Como hay arte imponente, hay obras que parecen estar fuera
de lo exhibido y, aunque relacionados en algún punto con la idea de
Conceptualismos del Sur, parecen responder a factores diferentes. Este es el
caso de Arete, la reinterpretación antropológica de la fiesta del pueblo
guaraní, el caso de algunos de los grupos brasileros incluidos, más cercanos al
movimiento hippie en Estados Unidos y el caso de la sección de cultura p(A)nk. Esta,
especialmente, con sus modos adquiridos del punk británico, es particularmente
foránea. Generan una dimensión que parece responder a un afán de completitud y
de corrección política.
Finalizado el recorrido, salvo las excepciones mencionadas
anteriormente, hay una sensación de observar algo común, una serie de
manifestaciones que tienen una carga compatible y complementaria. Tal vez
favorecidas por esta organización un tanto anárquica, las obras parecen
responder a una experiencia compartida, a una vivencia común. ¿Qué es lo común
entre gran parte de esta exposición, más allá de lo planteado en un inicio? Se
propone que lo heterogéneo de lo expuesto tiene en común que “corren el riesgo
de poner el cuerpo” ¿Es esta relación tan mínima lo que genera esta sensación
de unidad?
Pareciera que, enterrado en un contexto tan adverso, el
artista latinoamericano creó un grupo de expresiones que responden de manera
conjunta.
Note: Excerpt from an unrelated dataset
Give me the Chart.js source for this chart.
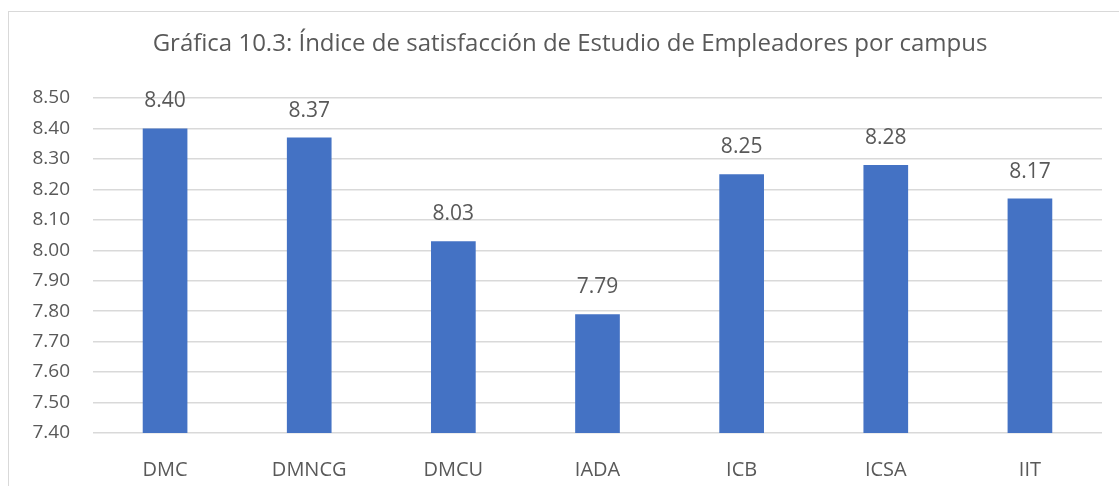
<!DOCTYPE html>
<html>
<head>
<meta charset="utf-8">
<script src="https://cdn.jsdelivr.net/npm/chart.js@4/dist/chart.umd.min.js"></script>
<style>
  html, body { margin: 0; padding: 0; background: #fff; overflow: hidden; }
  #wrap { position: relative; width: 1119px; height: 486px; overflow: hidden; }
  #frame { position: absolute; left: 8px; top: 11px; width: 1200px; height: 600px; border: 1.5px solid #d9d9d9; box-sizing: border-box; }
  #mycanvas { position: absolute; left: 0; top: 0; }
</style>
</head>
<body>
<div id="wrap">
  <div id="frame"></div>
  <canvas id="mycanvas" width="1119" height="486"></canvas>
</div>
<script>
// datos de la gráfica
var campus = ["DMC", "DMNCG", "DMCU", "IADA", "ICB", "ICSA", "IIT"];
var indice = [8.40, 8.37, 8.03, 7.79, 8.25, 8.28, 8.17];
var yMin = 7.40;
var yMax = 8.50;
var yStep = 0.10;
var titulo = "Gráfica 10.3: Índice de satisfacción de Estudio de Empleadores por campus";

var fontFamily = "'Open Sans', 'Noto Sans', sans-serif";
var gris = "#595959";

// titulo centrado sobre el marco completo (no solo el area del grafico)
var tituloPlugin = {
  id: "tituloPlugin",
  afterDraw: function(chart) {
    var ctx = chart.ctx;
    ctx.save();
    ctx.font = "24px " + fontFamily;
    ctx.fillStyle = gris;
    ctx.textAlign = "center";
    ctx.textBaseline = "middle";
    ctx.fillText(titulo, 570, 44);
    ctx.restore();
  }
};

// etiquetas encima de cada barra
var barLabels = {
  id: "barLabels",
  afterDatasetsDraw: function(chart) {
    var ctx = chart.ctx;
    var meta = chart.getDatasetMeta(0);
    ctx.save();
    ctx.font = "21px " + fontFamily;
    ctx.fillStyle = gris;
    ctx.textAlign = "center";
    ctx.textBaseline = "alphabetic";
    meta.data.forEach(function(bar, i) {
      ctx.fillText(indice[i].toFixed(2), bar.x, bar.y - 21);
    });
    ctx.restore();
  }
};

var chartdata = {
  labels: campus,
  datasets: [
    {
      label: "Índice",
      data: indice,
      backgroundColor: "#4472C4",
      borderWidth: 0,
      categoryPercentage: 1.0,
      barPercentage: 0.31
    }
  ]
};

var ctx = document.getElementById("mycanvas");
var graph = new Chart(ctx, {
  type: "bar",
  data: chartdata,
  plugins: [barLabels, tituloPlugin],
  options: {
    responsive: false,
    animation: false,
    layout: { padding: { left: 0, right: 17, top: 98, bottom: 0 } },
    plugins: {
      legend: { display: false },
      tooltip: { enabled: false },
      title: { display: false }
    },
    scales: {
      x: {
        grid: { display: false },
        border: { display: false },
        ticks: {
          color: gris,
          padding: 17,
          font: { family: fontFamily, size: 20 }
        },
        afterFit: function(scale) { scale.height = 53; }
      },
      y: {
        min: yMin,
        max: yMax,
        border: { display: false },
        grid: { color: "#d9d9d9", lineWidth: 1.5, drawTicks: false },
        ticks: {
          stepSize: yStep,
          color: gris,
          padding: 23,
          font: { family: fontFamily, size: 19 },
          callback: function(v) { return Number(v).toFixed(2); }
        },
        afterFit: function(scale) { scale.width = 93; }
      }
    }
  }
});
</script>
</body>
</html>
No ligados por un territorio pero sí por una serie de experiencias
humanas comunes. Es innegable que hay una brecha enorme entre las
circunstancias de violaciones de derechos humanos en Chile y Perú, por ejemplo.
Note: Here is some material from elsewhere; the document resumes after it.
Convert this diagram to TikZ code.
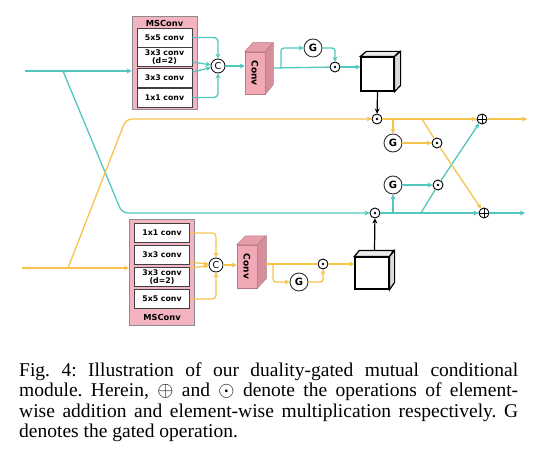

Sin embargo, conectado a veces mínimamente con los otros, la idea de un
sufrimiento común local, nacional o continental se repite en toda la exposición.
Aparece un arte que pareciera vivir de una angustia compartida. Un arte que se
hace propio en cada artista en tanto se hace profundamente íntimo
colectivamente.
Existe un potencial latente en Perder la forma humana. Sobreponiéndose a las barreras del museo y
su frivolidad, hay una pulsión común
impulsada desde las diversas luchas que representan las obras y registros. Este
es una arte que nace en situaciones límite y da vida a una identidad llena de desencuentros. Lamentablemente, desde la puesta en escena esto no
se explora, no se hace explícito, no se discute con el espectador. Es un
terreno que se circunvala y evade desde el momento en el que se omite un contexto histórico para lo expuesto.
Más allá de un mapa de relaciones, contagios y
coincidencias, con referencias que mucha gente no entenderá por su lejanía al
mundo del arte; más allá de la
formulación entre conceptos para catalogar, identificar y relacionar, hay algo
más interesante, más importante, para explorar en este conjunto de obras.
Manifestaciones que además de “el riesgo de poner el cuerpo” cargan con una complejidad que Perder
la forma humana no logra sostener.
Rafael Nolte
Febrero 2014
Lo que queda claro tras estos articulos es la gran mediocridad de la muestra del MALI. Ojala el fastidio que genera esta aberración permita hacer propuestas mejores, para tratar de salvarnos.